Jill Blackie is responsible for food and conference services at the U of C. She said the process to award the contract was “thorough and exhaustive,” adding that it is designed to be objective and leave “no margin for bias.”

Aramark beat out current food service provider, Chartwells, whose contract with the university expires this spring. Blackie said the university does not look at a company’s reputation as part of the process.

“When you talk about reputation it can be a very subjective thing, it’s somebody’s opinion. So no, we are looking at the bid that’s in front of us, their performance and their promise to perform,” Blackie said.

Students’ Union Vice-president operations and finance Adam Swertz sat on the university committee that selected Aramark. He thinks the university should tweak their selection process.

“I see elements of it that are fair, but at the same time I would recommend looking at the reputation of [food service providers at] every other institution. It just seems common practice,” Swertz said.

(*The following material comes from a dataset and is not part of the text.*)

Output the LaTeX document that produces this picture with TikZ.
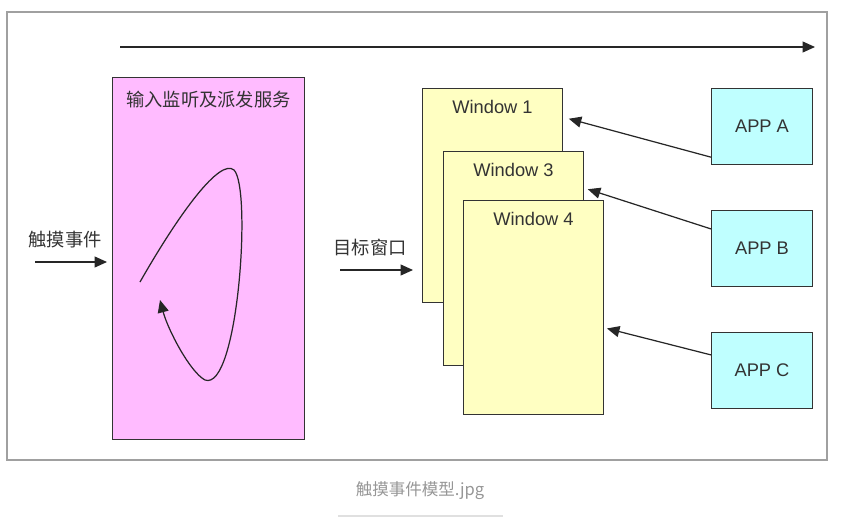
\documentclass[tikz,border=0pt]{standalone}
\usepackage{fontspec}
\setmainfont{Liberation Sans}
\newfontfamily\cjk{Noto Sans CJK SC}
\usetikzlibrary{arrows.meta,positioning,calc}
\definecolor{evtpink}{RGB}{255,187,255}
\definecolor{evtyellow}{RGB}{255,255,194}
\definecolor{evtcyan}{RGB}{191,255,255}
\definecolor{evtedge}{RGB}{51,51,51}
\definecolor{evtframe}{RGB}{160,160,160}
\definecolor{evtcaption}{RGB}{150,150,150}
\begin{document}
\begin{tikzpicture}[x=0.02cm,y=-0.02cm,
  evtservice/.style={draw=evtedge,fill=evtpink,line width=0.6pt,minimum width=3.84cm,
    minimum height=7.24cm,anchor=north west,inner sep=0pt},
  evtwin/.style={draw=evtedge,fill=evtyellow,line width=0.6pt,minimum width=2.8cm,
    minimum height=4.28cm,anchor=north west,inner sep=0pt},
  evtapp/.style={draw=evtedge,fill=evtcyan,line width=0.6pt,minimum width=2.02cm,
    minimum height=1.52cm,anchor=north west,font=\fontsize{10.4}{12}\selectfont,text=evtedge},
  evttitle/.style={anchor=center,font=\fontsize{10.4}{12}\selectfont,text=evtedge},
  evtlabel/.style={font=\cjk\fontsize{10.4}{12}\selectfont,text=evtedge},
  evtarr/.style={-{Triangle[length=0.25cm,width=0.22cm]},line width=0.7pt,draw=black!85}
]
  \useasboundingbox (0,0) rectangle (843,524);

  % Outer frame
  \draw[evtframe,line width=0.6pt] (7,12) rectangle (827,460);

  % Time line
  \coordinate (tstart) at (120,47);
  \coordinate (tend) at (815,47);
  \draw[evtarr] (tstart) -- (tend);

  % Dispatch service
  \node[evtservice,label={[evttitle,font=\cjk\fontsize{10.4}{12}\selectfont,yshift=-0.46cm]north:输入监听及派发服务}]
    (svc) at (112,77) {};
  \draw[evtarr] (140,282) .. controls (180,212) and (220,158) .. (234,170)
    .. controls (252,188) and (238,392) .. (205,380)
    .. controls (190,372) and (168,330) .. (160,300);

  % Touch event in
  \node[evtlabel] (touch) at (65,240) {触摸事件};
  \coordinate (tin) at (35,262);
  \draw[evtarr,shorten >=0.1cm] (tin) -- (tin -| svc.west);

  % Windows
  \node[evtwin,label={[evttitle,yshift=-0.38cm]north:Window 1}] (w1) at (422,88) {};
  \node[evtwin,label={[evttitle,yshift=-0.38cm]north:Window 3}] (w3) at (443,151) {};
  \node[evtwin,label={[evttitle,yshift=-0.38cm]north:Window 4}] (w4) at (463,200) {};

  % Target window in
  \node[evtlabel] (target) at (370,248) {目标窗口};
  \coordinate (win) at (340,270);
  \draw[evtarr,shorten >=0.18cm] (win) -- (win -| w1.west);

  % Apps
  \node[evtapp] (appA) at (711,88) {APP A};
  \node[evtapp] (appB) at (711,210) {APP B};
  \node[evtapp] (appC) at (711,332) {APP C};

  \draw[evtarr,shorten >=0.12cm] (appA.211) -- (w1.48);
  \draw[evtarr,shorten >=0.08cm] (appB.159) -- (w3.45);
  \draw[evtarr,shorten >=0.06cm] (appC.163) -- (w4.344);

  % Caption
  \node[font=\cjk\fontsize{9.4}{12}\selectfont,text=evtcaption] (cap) at (420,491) {触摸事件模型.jpg};
  \draw[black!12,line width=0.6pt] (338,516) -- (503,516);
\end{tikzpicture}
\end{document}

Blackie said the university has food quality standards and performance indicators in place to ensure good food is available to students.

SU faculty of science representative Keean Bexte has lived in residence for the past two years. He was disappointed to hear about the problems with Aramark’s food at Memorial.

Bexte thinks problems of this sort are partially a result of the long-term contracts the university hands out.

“I think that there needs to be a fundamental change in our food service model and that comes right down to the university forcing students to pay money they don’t have into a fund they don’t use to buy food they don’t want,” Bexte said.

Bexte said U of C students should be “watchful of the quality of food” from now on.

Aramark provided a statement regarding the events at Memorial. The company said that they take customer concerns seriously and “were shocked by the images we saw for the first time on social media.”

“None of the issues were reported to anyone at Aramark or MUN Dining Services, and this was unfortunate as we were unable to remedy these matters instantly,” the statement read.

According to CBC News, Memorial students dispute this, saying they had raised the issues on multiple occasions but that their concerns were not being addressed.